Abstract

There’s a strange forgetfulness around the term fictocriticism as it’s used in Australia now - for fictocriticism made its appearance here in the writing (mostly non-academic) of women very well aware of those strange, exciting and provocative texts emanating first of all from France and then later from Canada from the late seventies onward - most influential were Helene Cixous’ manifesto ‘The Laugh of the Medusa’ and her polemical essay ‘Castration or Decapitation’, Luce Irigaray’s first two books and in particular the collection of essays This Sex Which Is Not One. In Australia, an awareness of this writing was manifest soon after in the work of a number of writers in Frictions, published by Sybylla Press in 1982 & edited by myself & Alison Tilson - one of the first collections of Australian women’s (fiction) writing edited from a feminist perspective (and still trying to figure out exactly what that meant).
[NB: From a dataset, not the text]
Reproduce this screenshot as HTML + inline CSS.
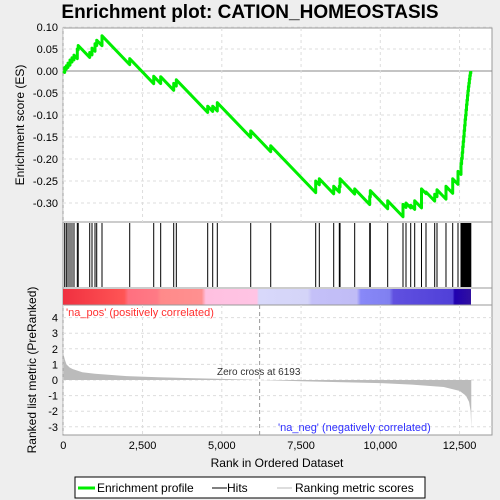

I would cite in this context the contributions of Sneja Gunew, Wendy Morgan, Kerryn Goldsworthy & myself most obviously - but also, less obviously, Anna Couani & Kathleen Mary Fallon. Meaghan Morris’ very critical reading of ecriture feminine which appeared in Hecate in 1978 was crucial, and the influence of Marion Campbell’s first novel, Lines of Flight (1985) is incalculable. Much of this writing blends essay and fiction, shifts suddenly between fiction and poetry, makes use of indeterminate forms like the prose poem, and also of lists, fables, cliches - all manner of literary detritus.